■ **LISTED ENTRIES**
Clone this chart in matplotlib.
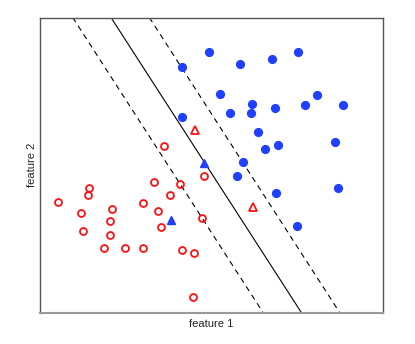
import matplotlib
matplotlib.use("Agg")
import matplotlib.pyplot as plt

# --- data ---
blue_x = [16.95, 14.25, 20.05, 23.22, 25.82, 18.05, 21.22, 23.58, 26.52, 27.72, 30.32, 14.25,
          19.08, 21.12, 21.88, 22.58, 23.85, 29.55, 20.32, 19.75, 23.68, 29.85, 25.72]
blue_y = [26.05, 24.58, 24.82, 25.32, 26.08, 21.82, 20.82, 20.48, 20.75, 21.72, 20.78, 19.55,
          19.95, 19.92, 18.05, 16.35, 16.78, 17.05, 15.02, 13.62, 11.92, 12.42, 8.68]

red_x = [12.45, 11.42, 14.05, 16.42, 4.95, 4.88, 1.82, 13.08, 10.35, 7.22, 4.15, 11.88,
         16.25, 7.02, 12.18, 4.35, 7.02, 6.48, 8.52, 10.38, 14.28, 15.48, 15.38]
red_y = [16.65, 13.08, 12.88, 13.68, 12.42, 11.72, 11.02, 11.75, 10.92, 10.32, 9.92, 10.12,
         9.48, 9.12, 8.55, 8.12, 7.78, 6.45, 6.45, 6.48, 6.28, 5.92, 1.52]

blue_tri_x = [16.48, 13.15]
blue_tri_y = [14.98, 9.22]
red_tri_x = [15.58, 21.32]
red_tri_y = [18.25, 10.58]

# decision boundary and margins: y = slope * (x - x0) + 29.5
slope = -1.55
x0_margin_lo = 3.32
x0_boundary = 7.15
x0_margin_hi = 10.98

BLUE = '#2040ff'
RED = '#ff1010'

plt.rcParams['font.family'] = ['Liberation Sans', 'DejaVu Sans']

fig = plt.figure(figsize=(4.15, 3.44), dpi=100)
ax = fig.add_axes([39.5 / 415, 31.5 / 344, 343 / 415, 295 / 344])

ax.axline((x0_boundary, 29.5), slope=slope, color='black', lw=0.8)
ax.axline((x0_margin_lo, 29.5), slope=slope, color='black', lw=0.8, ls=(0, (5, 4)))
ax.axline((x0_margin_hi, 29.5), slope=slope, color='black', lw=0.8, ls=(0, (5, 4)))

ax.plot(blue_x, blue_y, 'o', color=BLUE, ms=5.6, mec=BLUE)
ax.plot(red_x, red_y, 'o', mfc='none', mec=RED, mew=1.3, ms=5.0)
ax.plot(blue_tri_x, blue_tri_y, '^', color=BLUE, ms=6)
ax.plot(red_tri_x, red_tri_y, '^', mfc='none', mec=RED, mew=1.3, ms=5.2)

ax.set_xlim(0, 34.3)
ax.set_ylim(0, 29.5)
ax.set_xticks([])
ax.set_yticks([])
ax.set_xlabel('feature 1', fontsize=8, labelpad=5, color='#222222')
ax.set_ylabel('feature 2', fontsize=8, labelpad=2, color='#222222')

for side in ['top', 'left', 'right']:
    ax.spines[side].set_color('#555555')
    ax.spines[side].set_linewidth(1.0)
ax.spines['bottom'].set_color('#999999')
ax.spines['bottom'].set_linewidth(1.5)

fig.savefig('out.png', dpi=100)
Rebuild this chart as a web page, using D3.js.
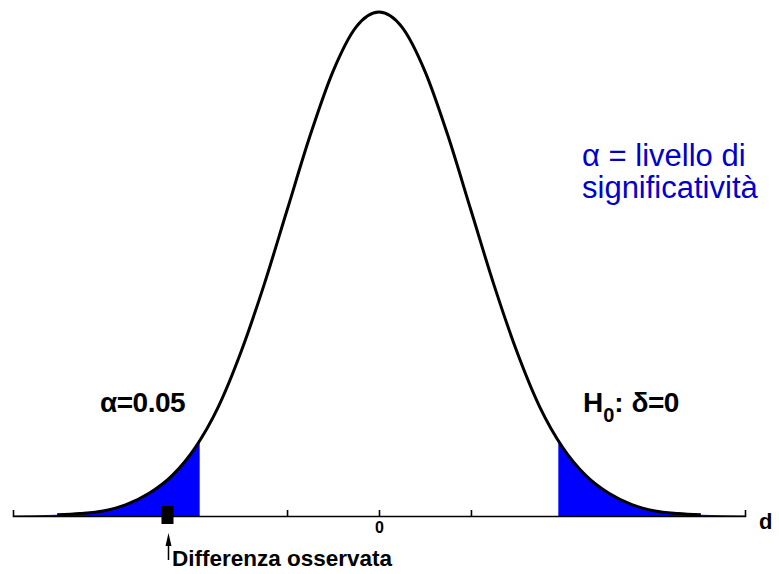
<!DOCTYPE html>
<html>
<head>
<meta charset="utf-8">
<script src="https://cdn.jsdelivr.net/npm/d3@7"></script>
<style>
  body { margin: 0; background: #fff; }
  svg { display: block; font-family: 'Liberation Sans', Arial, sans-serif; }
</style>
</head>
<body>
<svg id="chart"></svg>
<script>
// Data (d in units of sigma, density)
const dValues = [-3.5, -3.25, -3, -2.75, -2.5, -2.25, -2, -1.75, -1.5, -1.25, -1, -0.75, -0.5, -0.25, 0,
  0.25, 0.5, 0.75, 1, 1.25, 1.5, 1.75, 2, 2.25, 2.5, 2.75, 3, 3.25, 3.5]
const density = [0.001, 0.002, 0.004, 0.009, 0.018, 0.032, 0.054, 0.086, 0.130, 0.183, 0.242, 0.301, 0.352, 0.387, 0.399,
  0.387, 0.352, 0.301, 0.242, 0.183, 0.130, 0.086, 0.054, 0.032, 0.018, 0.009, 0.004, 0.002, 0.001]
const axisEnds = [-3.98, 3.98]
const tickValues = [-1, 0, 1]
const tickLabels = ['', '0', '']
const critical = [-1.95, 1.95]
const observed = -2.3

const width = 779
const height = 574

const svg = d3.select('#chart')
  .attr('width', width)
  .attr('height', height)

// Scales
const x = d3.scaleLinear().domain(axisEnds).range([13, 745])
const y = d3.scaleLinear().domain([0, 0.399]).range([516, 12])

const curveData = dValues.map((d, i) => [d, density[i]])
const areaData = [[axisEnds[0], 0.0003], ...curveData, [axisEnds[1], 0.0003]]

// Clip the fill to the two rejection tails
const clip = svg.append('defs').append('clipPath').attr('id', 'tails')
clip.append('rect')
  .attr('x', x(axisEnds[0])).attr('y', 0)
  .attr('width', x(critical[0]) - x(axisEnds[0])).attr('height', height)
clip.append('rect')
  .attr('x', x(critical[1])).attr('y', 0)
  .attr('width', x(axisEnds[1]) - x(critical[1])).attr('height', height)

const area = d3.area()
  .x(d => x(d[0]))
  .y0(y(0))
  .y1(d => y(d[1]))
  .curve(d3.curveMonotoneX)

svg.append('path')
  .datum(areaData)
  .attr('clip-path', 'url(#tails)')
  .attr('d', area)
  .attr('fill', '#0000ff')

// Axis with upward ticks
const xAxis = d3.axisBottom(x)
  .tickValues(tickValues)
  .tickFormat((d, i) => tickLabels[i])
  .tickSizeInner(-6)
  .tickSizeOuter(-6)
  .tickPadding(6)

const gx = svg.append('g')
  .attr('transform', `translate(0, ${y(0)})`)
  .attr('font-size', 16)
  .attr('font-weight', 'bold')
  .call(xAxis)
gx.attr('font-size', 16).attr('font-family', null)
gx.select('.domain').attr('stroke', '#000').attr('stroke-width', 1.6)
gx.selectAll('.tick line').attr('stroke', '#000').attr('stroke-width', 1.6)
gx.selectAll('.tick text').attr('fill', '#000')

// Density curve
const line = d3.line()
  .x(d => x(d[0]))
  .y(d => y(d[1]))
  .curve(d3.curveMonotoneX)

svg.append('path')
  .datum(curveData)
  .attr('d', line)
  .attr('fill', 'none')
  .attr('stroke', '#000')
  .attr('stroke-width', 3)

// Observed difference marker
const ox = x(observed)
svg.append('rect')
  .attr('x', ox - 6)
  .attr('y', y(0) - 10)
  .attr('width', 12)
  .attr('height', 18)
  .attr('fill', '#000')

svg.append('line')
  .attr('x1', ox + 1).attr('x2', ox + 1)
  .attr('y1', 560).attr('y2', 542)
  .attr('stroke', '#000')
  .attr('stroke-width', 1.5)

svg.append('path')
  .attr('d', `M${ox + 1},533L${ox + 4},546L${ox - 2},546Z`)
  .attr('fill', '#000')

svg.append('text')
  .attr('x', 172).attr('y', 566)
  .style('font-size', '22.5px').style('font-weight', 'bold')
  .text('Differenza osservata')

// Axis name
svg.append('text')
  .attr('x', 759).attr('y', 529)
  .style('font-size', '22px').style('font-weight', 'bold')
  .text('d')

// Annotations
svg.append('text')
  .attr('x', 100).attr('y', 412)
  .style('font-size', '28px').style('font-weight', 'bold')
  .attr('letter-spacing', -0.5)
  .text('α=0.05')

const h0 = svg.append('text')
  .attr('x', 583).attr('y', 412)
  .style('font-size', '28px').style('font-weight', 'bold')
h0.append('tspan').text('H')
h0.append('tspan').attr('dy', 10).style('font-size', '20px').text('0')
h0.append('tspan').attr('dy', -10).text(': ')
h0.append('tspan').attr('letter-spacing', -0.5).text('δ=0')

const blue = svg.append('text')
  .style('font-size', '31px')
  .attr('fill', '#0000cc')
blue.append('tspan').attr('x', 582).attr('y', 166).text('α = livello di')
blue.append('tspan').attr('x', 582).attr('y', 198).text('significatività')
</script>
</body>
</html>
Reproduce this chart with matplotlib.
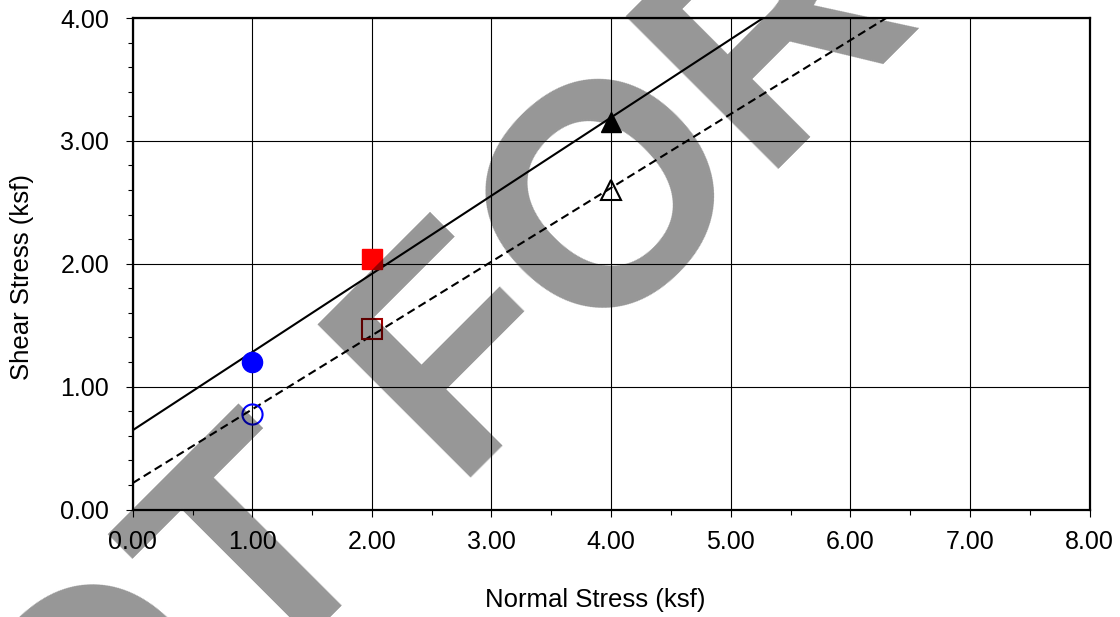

■ **TASK PROMPT**
Return exactly what appears from the opening line of the material through the line with "import matplotlib.pyplot as plt", apart from the pictures.

■ **CORRECT RESPONSE**
Clone this chart in matplotlib.
import matplotlib
matplotlib.use("Agg")
import matplotlib.pyplot as plt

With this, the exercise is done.